Joined: 07 May 2013
Location: Tullahoma, TN
|Posted: Wed Feb 01, 2017 4:20 pm Post subject: Another RV-10 flying! (with some performance questions)
My experience is much thee same as Tim says below. I found that 125kts climb keeps my cylinders the coolest in climbs and you don’t sacrifice much in rate of climb either.
And like Tim, on the days when my pressure drops while climbing (usually on warm temp days) I just turn on the fuel pump or silence the warning.
So far, no engine stumbling when the pressure drops down to around 12 as Tim has seen.
N184JM flying since 2007
| On Jan 31, 2017, at 10:14 AM, Tim Olson <Tim(at)MyRV10.com> wrote:
At higher altitudes the fuel will vaporize easier. Additionally, most
of the time while you're climbing the airflow thru the cowl isn't
as good. So, you have heat buildup causing vapor, and altitude making
vapor easier to form. With the fuel pump behind the
engine, it's in an area of higher heat. So, vapor can be a
problem. There are PLENTY of people who have noticed this
in their RV-10s. There are some who have not.
I certainly wouldn't replace a fuel pump over it, because it
is common enough that I don't believe it to be highly abnormal.
This has happened to me maybe 25 times or 30 times in
1200 hours...maybe more, but not every flight. Usually
it happens when I get over 8000'. Never has the pressure
actually dropped enough that the engine felt it.
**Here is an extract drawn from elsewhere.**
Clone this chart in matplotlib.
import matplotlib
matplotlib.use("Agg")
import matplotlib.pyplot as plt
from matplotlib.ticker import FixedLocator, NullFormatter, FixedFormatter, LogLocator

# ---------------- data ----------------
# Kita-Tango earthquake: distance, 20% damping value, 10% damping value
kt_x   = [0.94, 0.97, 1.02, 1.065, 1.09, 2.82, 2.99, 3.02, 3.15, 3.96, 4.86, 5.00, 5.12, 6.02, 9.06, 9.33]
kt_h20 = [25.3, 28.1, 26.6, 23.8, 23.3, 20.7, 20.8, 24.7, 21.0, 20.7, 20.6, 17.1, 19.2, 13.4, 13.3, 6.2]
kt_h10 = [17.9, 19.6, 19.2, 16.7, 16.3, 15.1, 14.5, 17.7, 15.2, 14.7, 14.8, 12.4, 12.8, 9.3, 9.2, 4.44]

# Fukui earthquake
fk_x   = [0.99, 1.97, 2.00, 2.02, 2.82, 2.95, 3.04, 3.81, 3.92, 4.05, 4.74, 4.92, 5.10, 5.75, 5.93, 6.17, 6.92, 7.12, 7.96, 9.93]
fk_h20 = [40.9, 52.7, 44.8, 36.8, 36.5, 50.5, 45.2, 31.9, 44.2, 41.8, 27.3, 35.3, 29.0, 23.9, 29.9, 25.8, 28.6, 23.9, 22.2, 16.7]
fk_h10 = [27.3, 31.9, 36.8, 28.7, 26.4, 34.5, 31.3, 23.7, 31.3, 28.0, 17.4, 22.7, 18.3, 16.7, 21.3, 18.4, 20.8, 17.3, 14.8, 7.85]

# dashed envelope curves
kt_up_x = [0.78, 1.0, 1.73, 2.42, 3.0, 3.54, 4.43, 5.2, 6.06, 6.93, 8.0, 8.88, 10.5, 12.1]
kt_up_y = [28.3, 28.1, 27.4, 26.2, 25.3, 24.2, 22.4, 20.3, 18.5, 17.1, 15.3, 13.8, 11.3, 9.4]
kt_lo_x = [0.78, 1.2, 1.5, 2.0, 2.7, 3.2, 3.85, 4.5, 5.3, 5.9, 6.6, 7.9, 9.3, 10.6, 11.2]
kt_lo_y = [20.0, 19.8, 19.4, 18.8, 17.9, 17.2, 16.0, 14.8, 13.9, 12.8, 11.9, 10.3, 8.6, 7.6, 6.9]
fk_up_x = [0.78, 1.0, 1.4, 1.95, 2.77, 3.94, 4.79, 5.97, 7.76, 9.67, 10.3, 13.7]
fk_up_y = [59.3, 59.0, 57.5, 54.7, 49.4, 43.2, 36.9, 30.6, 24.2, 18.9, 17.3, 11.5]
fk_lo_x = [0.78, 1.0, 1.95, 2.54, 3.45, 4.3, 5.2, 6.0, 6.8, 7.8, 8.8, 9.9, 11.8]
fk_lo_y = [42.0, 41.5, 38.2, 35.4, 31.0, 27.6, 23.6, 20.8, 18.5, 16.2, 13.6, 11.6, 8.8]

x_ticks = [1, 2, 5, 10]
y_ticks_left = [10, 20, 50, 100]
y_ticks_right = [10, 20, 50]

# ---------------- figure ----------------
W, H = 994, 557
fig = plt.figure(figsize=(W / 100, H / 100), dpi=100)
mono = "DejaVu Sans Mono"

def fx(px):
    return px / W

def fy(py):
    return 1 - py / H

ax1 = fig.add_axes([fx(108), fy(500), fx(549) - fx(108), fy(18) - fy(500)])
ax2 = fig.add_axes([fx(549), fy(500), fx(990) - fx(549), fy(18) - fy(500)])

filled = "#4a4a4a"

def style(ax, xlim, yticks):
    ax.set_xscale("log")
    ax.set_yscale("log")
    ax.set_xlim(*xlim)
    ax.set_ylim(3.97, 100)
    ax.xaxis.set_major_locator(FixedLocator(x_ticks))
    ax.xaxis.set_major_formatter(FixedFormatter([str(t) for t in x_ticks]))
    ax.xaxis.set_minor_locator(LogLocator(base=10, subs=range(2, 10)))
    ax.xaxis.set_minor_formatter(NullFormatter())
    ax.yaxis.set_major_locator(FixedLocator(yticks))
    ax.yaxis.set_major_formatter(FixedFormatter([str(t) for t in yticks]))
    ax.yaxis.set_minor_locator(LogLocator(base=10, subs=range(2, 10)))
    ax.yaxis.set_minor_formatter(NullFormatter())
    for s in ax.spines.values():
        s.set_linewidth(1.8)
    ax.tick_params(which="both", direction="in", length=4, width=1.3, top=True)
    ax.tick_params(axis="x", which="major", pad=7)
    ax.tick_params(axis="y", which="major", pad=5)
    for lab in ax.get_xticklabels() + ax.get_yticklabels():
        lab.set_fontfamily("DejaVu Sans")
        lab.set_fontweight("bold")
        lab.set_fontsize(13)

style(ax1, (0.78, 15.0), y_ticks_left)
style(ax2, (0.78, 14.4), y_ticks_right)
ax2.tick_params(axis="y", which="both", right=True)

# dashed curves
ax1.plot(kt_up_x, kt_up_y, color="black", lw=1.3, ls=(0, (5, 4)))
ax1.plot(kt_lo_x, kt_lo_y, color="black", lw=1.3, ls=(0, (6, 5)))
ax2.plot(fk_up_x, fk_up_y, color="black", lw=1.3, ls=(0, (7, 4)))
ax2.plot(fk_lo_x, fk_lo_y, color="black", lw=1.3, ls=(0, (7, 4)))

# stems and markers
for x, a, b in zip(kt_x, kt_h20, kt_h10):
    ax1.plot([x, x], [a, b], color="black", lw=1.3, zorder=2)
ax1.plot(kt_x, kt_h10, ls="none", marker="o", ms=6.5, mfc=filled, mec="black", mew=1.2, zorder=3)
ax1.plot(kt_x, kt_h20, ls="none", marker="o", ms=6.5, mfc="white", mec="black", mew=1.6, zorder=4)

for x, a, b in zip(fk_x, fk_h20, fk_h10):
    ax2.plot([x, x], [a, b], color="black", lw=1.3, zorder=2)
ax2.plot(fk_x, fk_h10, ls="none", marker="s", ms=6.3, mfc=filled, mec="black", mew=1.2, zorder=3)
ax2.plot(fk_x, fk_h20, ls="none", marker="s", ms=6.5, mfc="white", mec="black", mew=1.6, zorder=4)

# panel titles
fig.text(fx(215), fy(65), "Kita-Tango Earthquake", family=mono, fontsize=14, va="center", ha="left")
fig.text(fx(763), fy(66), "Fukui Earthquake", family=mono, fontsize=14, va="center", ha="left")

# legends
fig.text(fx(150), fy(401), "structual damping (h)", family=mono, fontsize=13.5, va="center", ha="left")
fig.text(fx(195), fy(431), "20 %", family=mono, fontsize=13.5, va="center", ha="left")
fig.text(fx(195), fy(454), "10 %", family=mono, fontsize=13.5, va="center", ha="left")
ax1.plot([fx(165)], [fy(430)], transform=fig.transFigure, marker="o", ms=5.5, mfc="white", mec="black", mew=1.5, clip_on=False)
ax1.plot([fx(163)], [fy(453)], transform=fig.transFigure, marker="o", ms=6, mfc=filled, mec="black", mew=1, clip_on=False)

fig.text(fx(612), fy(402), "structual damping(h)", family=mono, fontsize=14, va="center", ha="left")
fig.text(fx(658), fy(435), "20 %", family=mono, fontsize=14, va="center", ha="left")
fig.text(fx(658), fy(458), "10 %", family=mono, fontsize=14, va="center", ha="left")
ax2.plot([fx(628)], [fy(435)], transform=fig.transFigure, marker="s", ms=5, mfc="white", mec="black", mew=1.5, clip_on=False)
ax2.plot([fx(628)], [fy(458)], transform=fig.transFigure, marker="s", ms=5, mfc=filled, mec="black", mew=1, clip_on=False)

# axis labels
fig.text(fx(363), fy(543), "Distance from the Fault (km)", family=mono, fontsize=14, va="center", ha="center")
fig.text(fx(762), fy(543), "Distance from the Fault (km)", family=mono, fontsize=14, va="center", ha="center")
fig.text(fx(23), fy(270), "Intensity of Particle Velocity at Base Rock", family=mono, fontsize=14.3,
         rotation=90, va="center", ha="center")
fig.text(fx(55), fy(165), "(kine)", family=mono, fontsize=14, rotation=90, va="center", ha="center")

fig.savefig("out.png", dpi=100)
I have seen as low as 12PSI. Leaning for climb helps,
because you reduce the flow which increases the pressure.
Climbing slower helps because you cool better.
I HAVE seen it happen where running the boost pump for 30 seconds
takes care of it and it doesn't re-occur. Other times it may
come back in a minute or two. Maybe it's a pocket of vapor
that gets blow thru with the boost pump. Either way, the
important thing is you know it's happening and most EFIS
systems will audibly alert you. When I get the alert I
just look at the gauge, turn on the pump, and the problem
I did buy a fuel pump cooling shroud from Aircraft Spruce at one
with the intent of adding blast cooling to my fuel pump.
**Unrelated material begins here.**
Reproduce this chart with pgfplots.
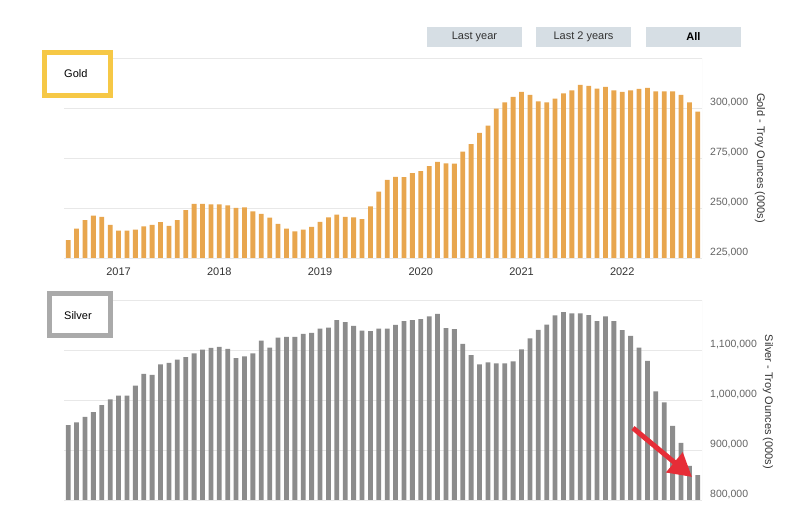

I never bothered to install it because it's kind of a
pain to get into that area and install it, or even
replace the fuel pump in the first place. I decided that
it wasn't worth the effort for an occasional occurrence.
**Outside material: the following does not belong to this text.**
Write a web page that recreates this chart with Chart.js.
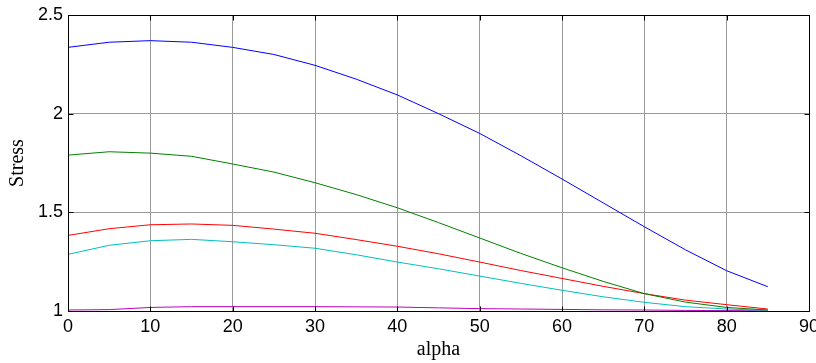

It's not bad that you're going to go thru all the inspection work,
but I wouldn't sweat it too much about the fuel pressure in
climb unless it happens to you all the time. Try climbing
at 120kts and try a few things before you spend too
much worry over it.
On 1/31/2017 4:32 AM, Dan Charrois wrote:
> What I just don't understand though is why at low altitude and high
> power settings (25"/2500, and around 20 gph), I'm seeing an OK fuel
> pressure of around 22 psi.. but for some reason when I did my climb,
> the pressure went way down even though the flow stayed the same.. and
> then when I got back to a lower altitude, the pressure went right
> back up again. I'm not sure if it was related to altitude, high
> power for an extended period, or climb attitude. Once I finish going
> through the system for leakage, blockages, etc. and get the plane
> back in the air, if I'm still having trouble, my plan is to try a
> step climb to try and isolate whether altitude or attitude is more
> likely causing the issue in the first place.